Anna phenomenon shows middle class disenchantment: Tharoor

May 6th, 2011 - 5:39 pm ICT by IANS  

Shashi Tharoor New Delhi, May 6 (IANS) The Anna Hazare phenomenon expresses the widespread disenchantment in middle class India, politician-writer Shashi Tharoor has said.

It reflected the “widespread disenchantment of the educated middle class,” Tharoor, former minister of state for external affairs, Thursday told a packed audience in the capital at a literary session, “Writer’s Etc”.

Tharoor was in conversation with “my former publisher” David Davidar, the former chief executive of Penguin Book’s international division and an author of repute, at the Alliance Francaise in Delhi.

Fielding another query on what went wrong with his politics, Tharoor, Lok Sabha member from Thiruvananthapuram, said: “In politics all that matters is what the audience thinks they have heard.”

“The ears of the hearers were poisoned,” he said.

The writer, who held forth for more than hour, analysed almost all his written work from “The Great Indian Novel”, a retelling of the Mahabharatha in the context of 20th century, to his subsequent books like “Show Business”, “Riot” and “Midnight to Millennium”.

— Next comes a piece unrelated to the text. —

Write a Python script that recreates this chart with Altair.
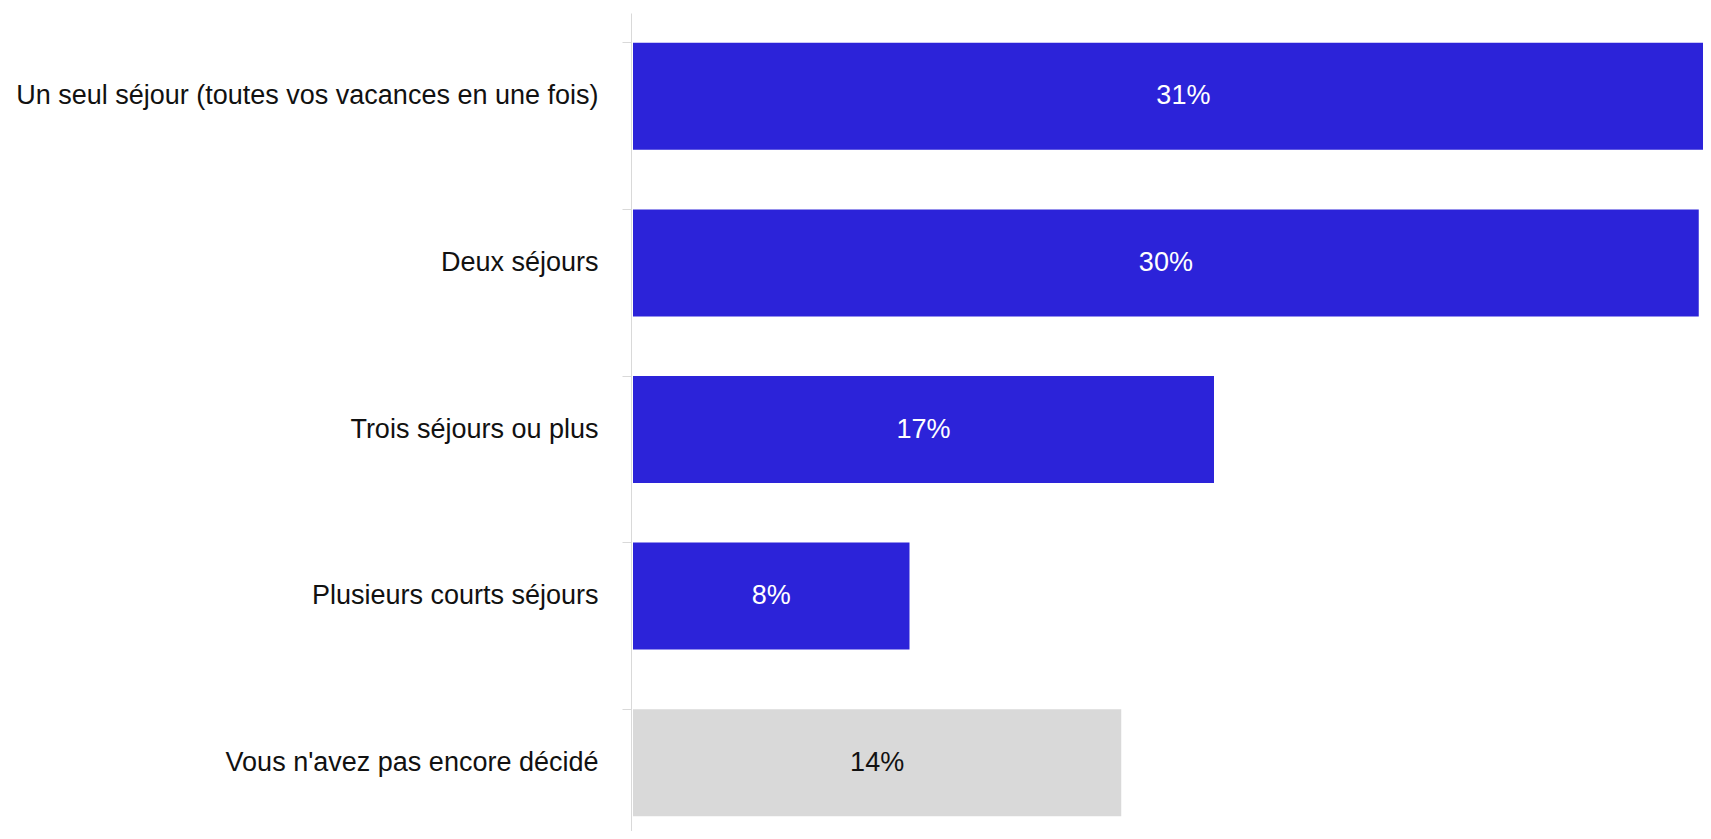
import altair as alt
import pandas as pd

categories = [
    "Un seul séjour (toutes vos vacances en une fois)",
    "Deux séjours",
    "Trois séjours ou plus",
    "Plusieurs courts séjours",
    "Vous n'avez pas encore décidé",
]
values = [31.45, 30.45, 16.6, 7.9, 13.95]
bar_colors = ["#2C23D9", "#2C23D9", "#2C23D9", "#2C23D9", "#D9D9D9"]
text_colors = ["#FFFFFF", "#FFFFFF", "#FFFFFF", "#FFFFFF", "#111111"]

df = pd.DataFrame({
    "cat": categories,
    "value": values,
    "bar_color": bar_colors,
    "text_color": text_colors,
})

FONT = "Liberation Sans"
FS = 27

# 35 px per percentage point; plot area 1070 px wide
xscale = alt.Scale(domain=[0, 30.5714], clamp=True, nice=False, zero=True)
yscale = alt.Scale(paddingInner=0.358, paddingOuter=0.179, range=[0, 833])

y_axis = alt.Axis(
    bandPosition=0,
    domainColor="#D9D9D9",
    tickColor="#D9D9D9",
    tickSize=9,
    labelPadding=24,
    labelFont=FONT,
    labelFontSize=FS,
    labelColor="#111111",
    labelLimit=800,
    offset=2,
)

bars = alt.Chart(df).mark_bar().encode(
    x=alt.X("value:Q", scale=xscale, axis=None),
    y=alt.Y("cat:N", sort=categories, title=None, scale=yscale, axis=y_axis),
    color=alt.Color("bar_color:N", scale=None),
)

text = alt.Chart(df).transform_calculate(
    mid="datum.value / 2",
    label="format(datum.value, '.0f') + '%'",
).mark_text(font=FONT, fontSize=FS).encode(
    x=alt.X("mid:Q", scale=xscale, axis=None),
    y=alt.Y("cat:N", sort=categories, title=None),
    text="label:N",
    color=alt.Color("text_color:N", scale=None),
)

chart = alt.layer(bars, text).properties(
    width=1070,
    height=818,
    autosize=alt.AutoSizeParams(type="none"),
    padding={"left": 625, "top": 5, "right": 0, "bottom": 0},
    background="white",
).configure_view(stroke=None)

chart.save("out.html", embed_options={"renderer": "svg", "actions": False})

Tharoor explained the making of his first five fictional and the non-fictional works in the perspective of the circumstances that prompted him to write the books and the diverse inspirations from reality that triggered the fictional plots in his head.

“My fictions are anchored in reality… real characters and real issues,” he said.

The books try to tell a larger truth, Tharoor added.

Citing an example, he said his novel “Riot” was inspired by two separate incidents - the Ram Shila Poojan (the consecration of bricks for building the Ram temple in Ayodhya), which led to a riot in a small town in Madhya Pradesh, and the killing of a white girl by blacks who went to fight apartheid in Africa.

He said he put the two incidents together and spun a fiction.

“David was my publisher. He said it (”Riot”) was a necessary book,” Tharoor recalled.

The discussion was part of a new series of literary interfaces, “Writers. Etc”, with noted writers presented by Alliance Francaise.

The series began in February with a session hosting writer Vikram Seth, who was in conversation with journalist-writer Sam Miller.

The forum involves direct interaction between the audience and the writer with the former posing pertinent questions.

According to a spokesperson for the Alliance Francaise, the “aim is to encourage discovery, unencumbered by genre of all written oeuvres, ranging from living legends to emerging talents”.